Ojos, nariz, paladar, oídos y manos: todos contribuyen durante la visita, que empieza por el evidente sector “dulce” dedicado a las golosinas y el chocolate. Detrás de los vidrios se ve el taller de producción en actividad. La estrella del museo es una colosal pieza de nougat (así llaman los franceses a sus turrones) de 1,20 metros de altura. Pesa una tonelada y fue oficializado por el Guiness de los Récords como el más grande del mundo.
La visita sigue luego por salas alborotadas de colecciones de juegos, juguetes y muñecas de todas las épocas. Es un viaje a la infancia de varias generaciones seguidas. Luego hay una pieza con una gran maqueta que pone en escena los santones provenzales. Se trata de figuritas que representan los oficios y los personajes de un pueblo tradicional de la región y se instala a modo de pesebre cada Navidad. Con el paso de los siglos esta costumbre se transformó en un verdadero arte, como se puede apreciar frente a ese conjunto que suma 450 piezas y es uno de los más grandes de la Provenza. Mirando con atención se reconocen algunos personajes de la obra de Marcel Pagnol, como Jean de Florette y Manon del Manantial. También está el Molino de Fontvieille, que inspiró a Daudet una de las obras maestras de la literatura provenzal: Las Cartas de mi Molino.
La visita termina con una muestra más, también llena de nostalgia y recuerdos. Está dedicada a la mítica Ruta 7 tal como se la recorría en los años 60, momento de su apogeo, antes de la inauguración de la autopista. La exhibición traza con vehículos, documentos y objetos cómo se viajaba sobre la Ruta de las Vacaciones, desde la Torre Eiffel en París hasta Menton en la frontera con Italia. Los cinéfilos tienen la sorpresa de encontrarse con la efigie del policía más famoso de aquella ruta y del cine francés: el inolvidable Gendarme de Saint Tropez, personificado por el gran Louis de Funès.
Luego de esta burbuja nostálgica se cruza el infaltable salón de ventas, un supermercado del turrón y de gomitas (de la marca europea más famosa, fabricadas en Marsella y la ciudad cercana de Uzes).

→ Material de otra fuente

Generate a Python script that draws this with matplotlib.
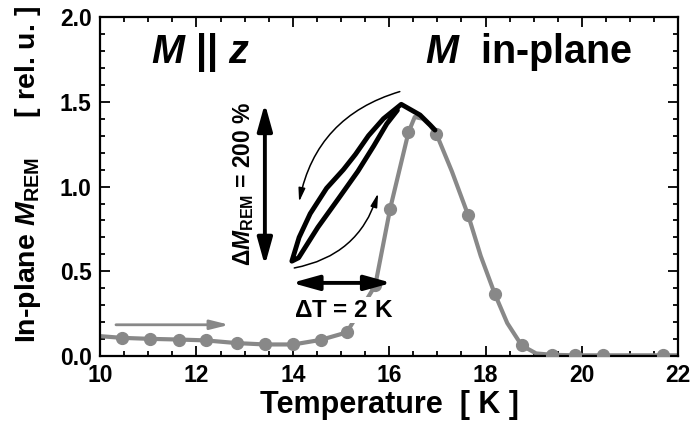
import matplotlib
matplotlib.use("Agg")
import matplotlib.pyplot as plt
from matplotlib.ticker import MultipleLocator, FormatStrFormatter

plt.rcParams['font.family'] = ['Liberation Sans', 'DejaVu Sans']
plt.rcParams['font.weight'] = 'bold'
plt.rcParams['mathtext.fontset'] = 'custom'
plt.rcParams['mathtext.rm'] = 'Liberation Sans:bold'
plt.rcParams['mathtext.bf'] = 'Liberation Sans:bold'
plt.rcParams['mathtext.it'] = 'Liberation Sans:bold:italic'
plt.rcParams['mathtext.bfit'] = 'Liberation Sans:bold:italic'

GRAY = '#888888'

# measured points (gray markers)
temp_pts = [10.45, 11.04, 11.64, 12.19, 12.84, 13.42, 14.01, 14.58, 15.12,
            15.71, 16.02, 16.40, 16.98, 17.64, 18.19, 18.75, 19.38, 19.85,
            20.44, 21.69]
mrem_pts = [0.108, 0.102, 0.098, 0.093, 0.077, 0.069, 0.069, 0.096, 0.14,
            0.417, 0.87, 1.32, 1.31, 0.83, 0.368, 0.063, 0.008, 0.005,
            0.005, 0.005]

# gray guide line through the points (peak hidden under the loop)
temp_line = [10.0, 10.45, 11.04, 11.64, 12.19, 12.84, 13.42, 14.01, 14.58,
             15.12, 15.71, 16.02, 16.40, 16.53, 16.70, 16.85, 16.98, 17.30,
             17.64, 17.90, 18.19, 18.45, 18.75, 19.05, 19.38, 19.85, 20.44,
             21.69, 22.0]
mrem_line = [0.118, 0.108, 0.102, 0.098, 0.093, 0.077, 0.069, 0.069, 0.096,
             0.14, 0.417, 0.87, 1.32, 1.41, 1.40, 1.36, 1.31, 1.09,
             0.83, 0.59, 0.368, 0.195, 0.063, 0.016, 0.008, 0.005, 0.005,
             0.005, 0.005]

# black hysteresis loop (right end -> peak -> upper-left branch -> tip -> lower-right branch)
loop_t = [16.95, 16.85, 16.64, 16.25, 15.88, 15.57, 15.30, 15.05, 14.70, 14.36,
          14.13, 13.98, 14.12, 14.52, 14.95, 15.35, 15.68, 15.95, 16.17]
loop_m = [1.333, 1.363, 1.422, 1.485, 1.40, 1.30, 1.19, 1.10, 0.99, 0.84,
          0.70, 0.56, 0.58, 0.76, 0.93, 1.09, 1.24, 1.37, 1.45]

fig = plt.figure(figsize=(6.95, 4.24), dpi=100)
ax = fig.add_axes([0.144, 0.160, 0.832, 0.800])

ax.plot(temp_line, mrem_line, color=GRAY, lw=3, zorder=2)
ax.plot(temp_pts, mrem_pts, 'o', color=GRAY, ms=8.5, zorder=3)
ax.plot(loop_t, loop_m, color='black', lw=3.5, solid_joinstyle='round',
        solid_capstyle='round', zorder=4)

# thin curved arrows along the loop
thin = '-|>,head_length=0.8,head_width=0.2'
ax.annotate('', xy=(14.13, 0.91), xytext=(16.22, 1.56),
            arrowprops=dict(arrowstyle=thin, lw=1.1, color='black',
                            mutation_scale=10, shrinkA=0, shrinkB=0,
                            connectionstyle='arc3,rad=0.3'))
ax.annotate('', xy=(15.77, 0.96), xytext=(14.03, 0.52),
            arrowprops=dict(arrowstyle=thin, lw=1.1, color='black',
                            mutation_scale=10, shrinkA=0, shrinkB=0,
                            connectionstyle='arc3,rad=0.3'))

# double arrows
dbl = '<|-|>,head_length=0.9,head_width=0.25'
ax.annotate('', xy=(13.42, 1.49), xytext=(13.42, 0.535),
            arrowprops=dict(arrowstyle=dbl, lw=2.8, color='black',
                            mutation_scale=18, shrinkA=0, shrinkB=0))
ax.annotate('', xy=(16.05, 0.432), xytext=(13.98, 0.432),
            arrowprops=dict(arrowstyle=dbl, lw=2.8, color='black',
                            mutation_scale=18, shrinkA=0, shrinkB=0))
# gray heating arrow
ax.annotate('', xy=(12.68, 0.185), xytext=(10.33, 0.185),
            arrowprops=dict(arrowstyle='-|>,head_length=0.8,head_width=0.2',
                            lw=2, color=GRAY, mutation_scale=14,
                            shrinkA=0, shrinkB=0))

ax.text(15.05, 0.27, r'$\Delta$T = 2 K', fontsize=17.5, fontweight='bold',
        ha='center', va='center', zorder=5,
        bbox=dict(facecolor='white', edgecolor='none', pad=1))
ax.text(12.97, 1.015, r'$\Delta\mathbfit{M}_{\mathbf{REM}}$ = 200 %', fontsize=16.5,
        fontweight='bold', rotation=90, ha='center', va='center')
ax.text(12.085, 1.73, r'$\mathbfit{M}$ $\mathbf{||}$ $\mathbfit{z}$', fontsize=28.5,
        ha='center', va='baseline')
ax.text(18.9, 1.73, r'$\mathbfit{M}$  in-plane', fontsize=28.5, fontweight='bold',
        ha='center', va='baseline')

ax.set_xlim(10, 22)
ax.set_ylim(0, 2.0)
ax.xaxis.set_major_locator(MultipleLocator(2))
ax.xaxis.set_minor_locator(MultipleLocator(0.5))
ax.yaxis.set_major_locator(MultipleLocator(0.5))
ax.yaxis.set_minor_locator(MultipleLocator(0.1))
ax.yaxis.set_major_formatter(FormatStrFormatter('%.1f'))
ax.tick_params(which='both', direction='in', top=True, right=True, width=1.3)
ax.tick_params(which='major', length=7, labelsize=16.5)
ax.tick_params(axis='x', which='major', pad=6)
ax.tick_params(axis='y', which='major', pad=6)
ax.tick_params(which='minor', length=3.5)
for lab in ax.get_xticklabels() + ax.get_yticklabels():
    lab.set_fontweight('bold')
for sp in ax.spines.values():
    sp.set_linewidth(1.6)

ax.set_xlabel('Temperature  [ K ]', fontsize=22, fontweight='bold', labelpad=2)
ax.set_ylabel(r'In-plane $\mathbfit{M}_{\mathbf{REM}}$     [ rel. u. ]', fontsize=20.5,
              fontweight='bold', labelpad=12)
ax.yaxis.label.set_y(0.536)

fig.savefig('out.png', dpi=100)
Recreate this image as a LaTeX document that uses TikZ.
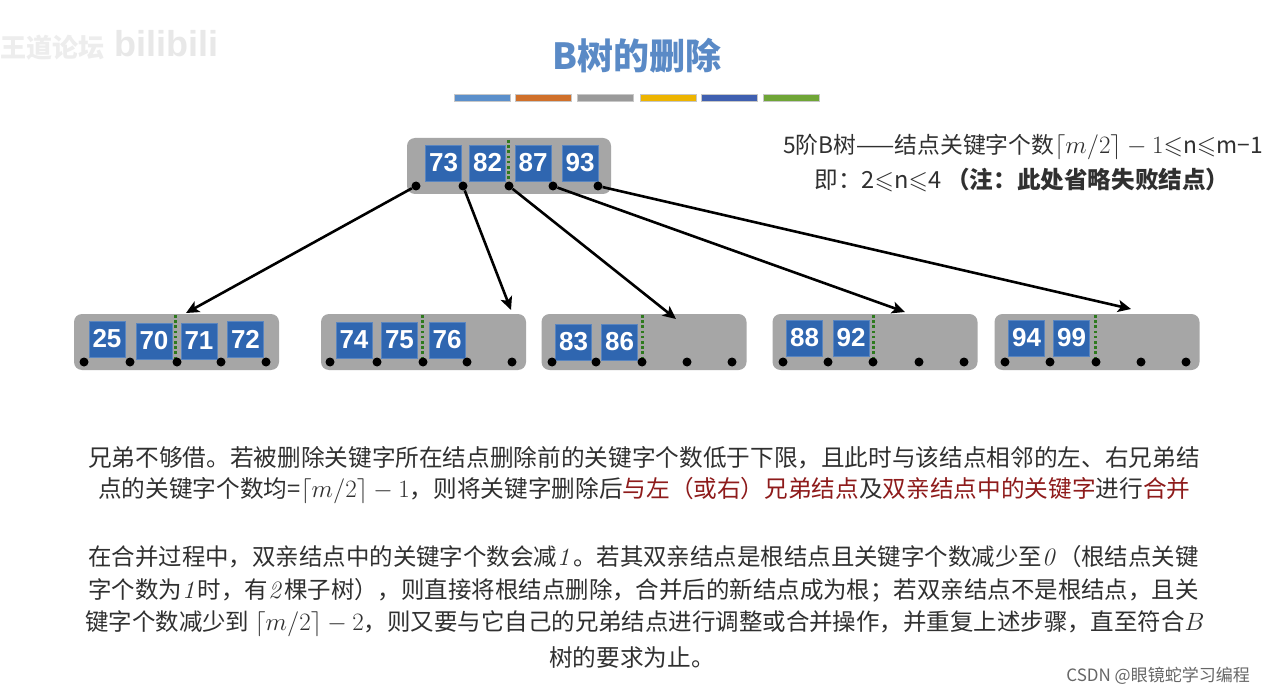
\documentclass[tikz,border=0pt]{standalone}
\usepackage{fix-cm}
\usepackage[no-math]{fontspec}
\usepackage{amssymb}
\setmainfont{Noto Sans CJK SC}
\newfontfamily\numfont{Liberation Sans}
\usetikzlibrary{arrows.meta}
\definecolor{keyblue}{HTML}{2F66B0}
\definecolor{boxgray}{HTML}{A6A6A6}
\definecolor{titleblue}{HTML}{5A8AC6}
\definecolor{deepred}{HTML}{8E1B1B}
\definecolor{sepgreen}{HTML}{2E7A1E}
\definecolor{txt}{HTML}{303030}
\definecolor{barA}{HTML}{5B8FCB}
\definecolor{barB}{HTML}{D0702A}
\definecolor{barC}{HTML}{9A9A9A}
\definecolor{barD}{HTML}{EDB400}
\definecolor{barE}{HTML}{3F5FB0}
\definecolor{barF}{HTML}{6FA536}
\newcommand{\mth}[1]{{\fontsize{25}{26}\selectfont$#1$}}
\tikzset{
  x=1pt,y=-1pt,
  bbox/.style={draw=none,fill=boxgray,rounded corners=8pt,minimum width=205pt,minimum height=56pt,inner sep=0pt},
  keyb/.style={fill=keyblue,draw=keyblue!80!white,line width=.4pt,minimum width=36pt,minimum height=36pt,inner sep=0pt,text=white,font=\numfont\bfseries\fontsize{26}{26}\selectfont},
  ptr/.style={circle,fill=black,minimum size=9pt,inner sep=0pt},
  sepline/.style={sepgreen,line width=3pt,dash pattern=on 2.6pt off 2.6pt},
  conn/.style={black,line width=2.6pt,-{Stealth[length=13pt,width=12pt,inset=3pt]}},
  bar/.style={minimum width=56pt,minimum height=6.5pt,inner sep=0pt,draw=black!22,line width=.5pt},
  para/.style={anchor=west,inner sep=0pt,text=txt,font=\fontsize{23.65}{26}\selectfont},
  paratight/.style={anchor=west,inner sep=0pt,text=txt,font=\fontsize{23.45}{26}\selectfont},
  head/.style={anchor=center,inner sep=0pt,text=txt,font=\fontsize{23.6}{26}\selectfont},
  headfit/.style={anchor=west,inner sep=0pt,text=txt,font=\fontsize{22.8}{26}\selectfont},
}
\newcommand{\kb}[4]{\node[keyb] (#1) at (#2,#3) {#4};}
\newcommand{\pt}[3]{\node[ptr] (#1) at (#2,#3) {};}
\newcommand{\sep}[4]{\coordinate (#1a) at (#2,#3); \coordinate (#1b) at (#2,#4); \draw[sepline] (#1a) -- (#1b);}
\begin{document}
\begin{tikzpicture}
\useasboundingbox (0,0) rectangle (1264,695);
\fill[white] (0,0) rectangle (1264,695);
% watermark
\node[inner sep=0pt,text=black!7,font=\fontsize{26}{26}\selectfont\bfseries] (wm1) at (53,48) {王道论坛};
\node[inner sep=0pt,text=black!9,font=\numfont\bfseries\fontsize{36}{36}\selectfont] (wm2) at (166,44) {bilibili};
% title
\node[inner sep=0pt,text=titleblue,font=\fontsize{36}{36}\selectfont\bfseries] (title) at (637,56) {B树的删除};
\node[bar,fill=barA] (b1) at (482.5,98) {};
\node[bar,fill=barB] (b2) at (543,98) {};
\node[bar,fill=barC] (b3) at (605,98) {};
\node[bar,fill=barD] (b4) at (668,98) {};
\node[bar,fill=barE] (b5) at (729,98) {};
\node[bar,fill=barF] (b6) at (791.5,98) {};
% header note
\node[headfit] (n1) at (783,147) {5阶B树——结点关键字个数\mth{\lceil m/2\rceil-1{\leqslant}}n\mth{{\leqslant}}m−1};
\node[head] (n2) at (1022,180) {即：2\mth{{\leqslant}}n\mth{{\leqslant}}4 \textbf{（注：此处省略失败结点）}};
% root
\node[bbox,minimum width=204pt] (root) at (509,166) {};
\kb{k73}{443.5}{163}{73}\kb{k82}{487.5}{163}{82}\kb{k87}{533}{163}{87}\kb{k93}{580}{163}{93}
\sep{s0}{508}{140}{184}
\pt{r1}{416}{186}\pt{r2}{463}{186}\pt{r3}{509}{186}\pt{r4}{553}{186}\pt{r5}{598}{186}
% leaf 1
\node[bbox] (l1) at (176.5,342) {};
\kb{k25}{107}{339}{25}\kb{k70}{154}{341}{70}\kb{k71}{199}{341}{71}\kb{k72}{245.5}{339}{72}
\sep{s1}{175}{315}{359}
\pt{a1}{84}{362}\pt{a2}{130}{362}\pt{a3}{177}{362}\pt{a4}{221}{362}\pt{a5}{266}{362}
% leaf 2
\node[bbox] (l2) at (423.5,342) {};
\kb{k74}{354}{340}{74}\kb{k75}{399.5}{340}{75}\kb{k76}{447}{340}{76}
\sep{s2}{422}{315}{359}
\pt{c1}{330}{362}\pt{c2}{377}{362}\pt{c3}{423}{362}\pt{c4}{467}{362}\pt{c5}{512}{362}
% leaf 3
\node[bbox] (l3) at (644,342) {};
\kb{k83}{573.5}{342}{83}\kb{k86}{619.5}{342}{86}
\sep{s3}{642}{315}{359}
\pt{d1}{552}{362}\pt{d2}{596}{362}\pt{d3}{642}{362}\pt{d4}{687}{362}\pt{d5}{732}{362}
% leaf 4
\node[bbox] (l4) at (875,342) {};
\kb{k88}{804.5}{338}{88}\kb{k92}{851}{338}{92}
\sep{s4}{873}{315}{359}
\pt{e1}{783}{362}\pt{e2}{828}{362}\pt{e3}{873}{362}\pt{e4}{919}{362}\pt{e5}{964}{362}
% leaf 5
\node[bbox] (l5) at (1097,342) {};
\kb{k94}{1026.5}{338}{94}\kb{k99}{1071.5}{338}{99}
\sep{s5}{1095}{315}{359}
\pt{f1}{1005}{362}\pt{f2}{1050}{362}\pt{f3}{1096}{362}\pt{f4}{1141}{362}\pt{f5}{1186}{362}
% arrows
\coordinate (t1) at (186,313);
\coordinate (t2) at (511,310);
\coordinate (t3) at (676,319);
\coordinate (t4) at (905,312);
\coordinate (t5) at (1131,309);
\draw[conn] (r1) -- (t1);
\draw[conn] (r2) -- (t2);
\draw[conn] (r3) -- (t3);
\draw[conn] (r4) -- (t4);
\draw[conn] (r5) -- (t5);
% text
\node[para] (p1) at (88,458) {兄弟不够借。若被删除关键字所在结点删除前的关键字个数低于下限，且此时与该结点相邻的左、右兄弟结};
\node[para] (p2) at (98,491) {点的关键字个数均=\mth{\lceil m/2\rceil-1}，则将关键字删除后\textcolor{deepred}{与左（或右）兄弟结点}及\textcolor{deepred}{双亲结点中的关键字}进行\textcolor{deepred}{合并}};
\node[paratight] (p3) at (88,557) {在合并过程中，双亲结点中的关键字个数会减\mth{\mathit{1}}。若其双亲结点是根结点且关键字个数减少至\mth{\mathit{0}}（根结点关键};
\node[paratight] (p4) at (88,590) {字个数为\mth{\mathit{1}}时，有\mth{\mathit{2}}棵子树），则直接将根结点删除，合并后的新结点成为根；若双亲结点不是根结点，且关};
\node[paratight] (p5) at (85,624) {键字个数减少到 \mth{\lceil m/2\rceil-2}，则又要与它自己的兄弟结点进行调整或合并操作，并重复上述步骤，直至符合\mth{B}};
\node[inner sep=0pt,text=txt,font=\fontsize{23.65}{26}\selectfont] (p6) at (632,657) {树的要求为止。};
\node[inner sep=0pt,anchor=east,text=black!60,font=\fontsize{17}{20}\selectfont] (csdn) at (1250,676) {CSDN @眼镜蛇学习编程};
\end{tikzpicture}
\end{document}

Desde 1968 el flujo de autos pasa esencialmente por la autopista, pero incluso quienes no tienen tiempo de desviarse aprovechan una o dos horas para detenerse en el área de servicios. Es la más grande de Europa: unas 50 hectáreas de estacionamientos y parques con restaurantes, zonas de diversión y relax. En verano pasan más de 80.000 personas por día y se venden 300 toneladas de turrones al año en sus negocios. Lo que muestra que, sea como sea y cuando sea, es imposible pasar por Montélimar sin caer en la tentación.